Plus, yet another of my long-time dreams had been to have a solid infrastructure for running self-hosted software - both of my own making, and by other people. And doing it securely. So I didn’t really mind the literal double-timing of learning new things so soon again.

And a lot of new things I learned. It took a bit of iteration, but now I have a somewhat satisfactory hierarchy of Kubernetes manifests, and a small-yet-equally-satisfactory collection of services described by those manifests. All hosted on an ebay’d tinyminimicro-sized server I bought just for this purpose. The server's awesome: it's tiny, x64, and consumes about 6 watts at idle. Pity it has only 8 GB of RAM, and doesn't have the PCI-E connector for a 10+ Gbit network card soldered in. Also, I’d still like to do the manifests over one more time - this time using Terraform for avoiding some repetition on specific parts of the infrastructure. A bit more on that in the next section.

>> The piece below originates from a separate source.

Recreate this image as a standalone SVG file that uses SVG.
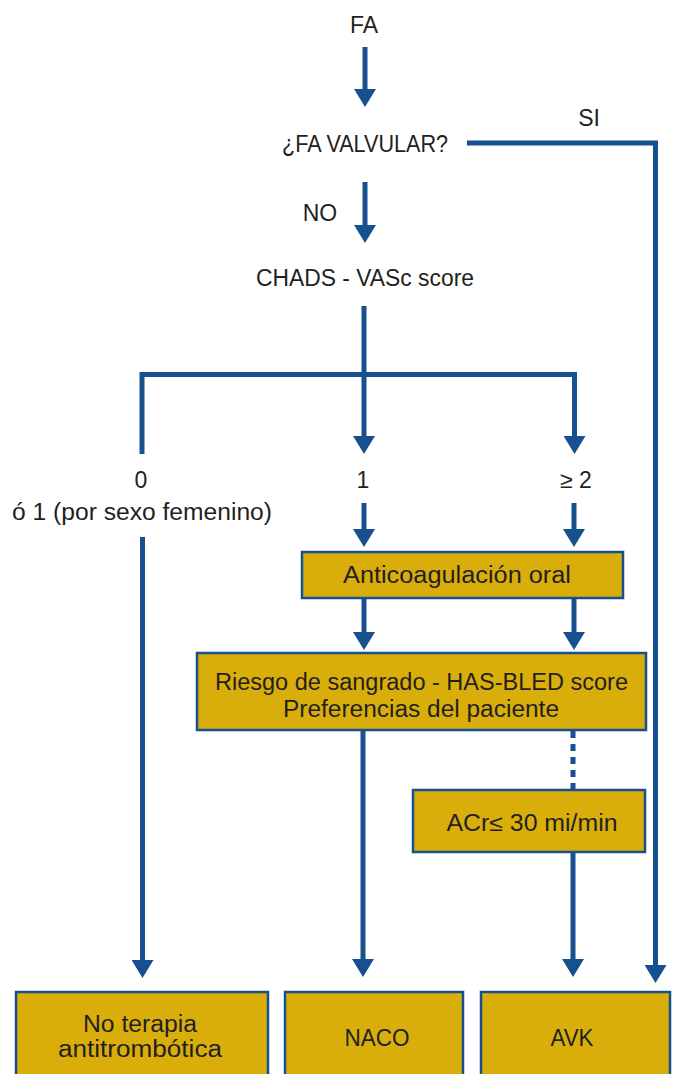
<svg xmlns="http://www.w3.org/2000/svg" width="673" height="1074" viewBox="0 0 673 1074">
<style>
text{font-family:"Liberation Sans",Arial,sans-serif;font-size:23px;fill:#231f20;text-anchor:middle}
.c{fill:none;stroke:#17508e;stroke-width:5;stroke-linejoin:miter}
.d{stroke-dasharray:7 6}
.b{fill:#daae0a;stroke:#17508e;stroke-width:2.5}
</style>
<defs>
<marker id="ah" markerUnits="userSpaceOnUse" markerWidth="18" markerHeight="22" refX="8" refY="11" orient="auto" viewBox="0 0 18 22">
<path d="M0,0 L18,11 L0,22 z" fill="#17508e"/>
</marker>
</defs>
<rect width="673" height="1074" fill="#fff"/>
<g id="connectors">
<path class="c" d="M365,47 V97" marker-end="url(#ah)"/>
<path class="c" d="M467,143 H655.5 V973" marker-end="url(#ah)"/>
<path class="c" d="M365,182 V233" marker-end="url(#ah)"/>
<path class="c" d="M364,306 V444" marker-end="url(#ah)"/>
<path class="c" d="M142,454 V374.5 H574.5 V444" marker-end="url(#ah)"/>
<path class="c" d="M142.5,537 V968" marker-end="url(#ah)"/>
<path class="c" d="M364,503 V537" marker-end="url(#ah)"/>
<path class="c" d="M574,503 V537" marker-end="url(#ah)"/>
<path class="c" d="M364,598 V640" marker-end="url(#ah)"/>
<path class="c" d="M574,598 V640" marker-end="url(#ah)"/>
<path class="c" d="M363,730 V967" marker-end="url(#ah)"/>
<path class="c d" d="M573,731 V789"/>
<path class="c" d="M573,852 V967" marker-end="url(#ah)"/>
</g>
<g id="fa"><text x="364" y="33">FA</text></g>
<g id="valvular"><text x="365" y="152" textLength="166" lengthAdjust="spacingAndGlyphs">¿FA VALVULAR?</text></g>
<g id="si"><text x="589" y="126">SI</text></g>
<g id="no"><text x="320" y="221">NO</text></g>
<g id="chads"><text x="365" y="286" textLength="218" lengthAdjust="spacingAndGlyphs">CHADS - VASc score</text></g>
<g id="cero">
<text x="141" y="488">0</text>
<text x="142" y="520" textLength="260" lengthAdjust="spacingAndGlyphs">ó 1 (por sexo femenino)</text>
</g>
<g id="uno"><text x="363" y="488">1</text></g>
<g id="dos"><text x="576" y="488">≥ 2</text></g>
<g id="anticoag">
<rect class="b" x="302" y="552" width="321" height="46"/>
<text x="457" y="583" textLength="228" lengthAdjust="spacingAndGlyphs">Anticoagulación oral</text>
</g>
<g id="riesgo">
<rect class="b" x="197" y="653" width="449" height="77"/>
<text x="421.5" y="690" textLength="413" lengthAdjust="spacingAndGlyphs">Riesgo de sangrado - HAS-BLED score</text>
<text x="421" y="717" textLength="276" lengthAdjust="spacingAndGlyphs">Preferencias del paciente</text>
</g>
<g id="acr">
<rect class="b" x="413" y="790" width="232" height="62"/>
<text x="532" y="831" textLength="171" lengthAdjust="spacingAndGlyphs">ACr≤ 30 mi/min</text>
</g>
<g id="noterapia">
<rect class="b" x="16" y="992" width="252" height="95"/>
<text x="140" y="1032" textLength="114" lengthAdjust="spacingAndGlyphs">No terapia</text>
<text x="140" y="1057" textLength="164" lengthAdjust="spacingAndGlyphs">antitrombótica</text>
</g>
<g id="naco">
<rect class="b" x="285" y="992" width="178" height="95"/>
<text x="377" y="1046" textLength="65" lengthAdjust="spacingAndGlyphs">NACO</text>
</g>
<g id="avk">
<rect class="b" x="481" y="992" width="189" height="95"/>
<text x="572" y="1046" textLength="43" lengthAdjust="spacingAndGlyphs">AVK</text>
</g>
</svg>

I had hoped to create a VLOG episode about all things homelab, but that didn’t happen this year. But what I instead have is a two-part special about one facet of it - namely authentication and authorization. I’ve materialized a lot of my dreams this year, and the theme continues :)

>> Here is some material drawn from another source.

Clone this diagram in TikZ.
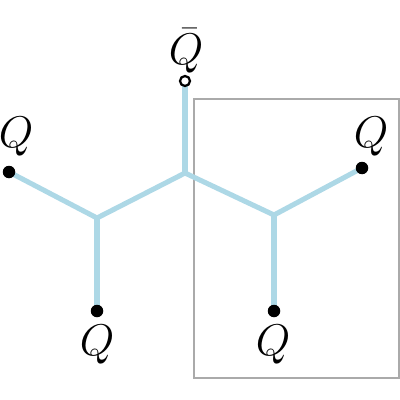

I set up a monitoring stack with Postgres, Grafana and Prometheus, and migrated some of my own server applications to the new hardware (countdowns, hometab, …). I also set up an instance of changedetection.io. All of these things benefit from unified access control in the form of single sign-on (SSO). As illustrated in the first part of the VLOG, I had initially set up Authelia for this task, but it was not to my satisfaction.


So I did what I do best, and made my own. While this is a bold move even by my standards, I kept things realistic by having Keycloak do the actual user authentication, and having my service continue from that. It’s called Moonforge. All it does is minting and validating JWTs based on configurable policy. There’s more information about this in the second part of the VLOG.

But in short, Authelia felt really nasty because it had a single login cookie for everything. With Moonforge, the user logs in to Keycloak, and then to Moonforge via OIDC, and afterwards to the actual applications with OIDC-like semantics, even if the applications don’t natively support it, thanks to special reverse proxying routes spanning some paths even in each application’s own domain. The JWT cookies for these logins are application-specific, and can’t be used to access other applications unless the user specifically allows it on a case-by-case basis.

I really think that having my own service for auth is for the best - as long as I haven't made a mistake in something elementary. As further detailed in the VLOG, the alternatives are just not that appealing. Authelia requires me to fully trust the applications it protects, and standalone Keycloak is too complex to configure: I’m bound to make a mistake. If I build my own, I know for sure how to configure it. And since I’ve been doing backend stuff for a long time, I hope for everyone’s sake that I’ve learned to build a simple one that is reasonably secure. After all, the harder parts are still done by Keycloak - for now. And I’ve already spent enough time looking for ready-made solutions.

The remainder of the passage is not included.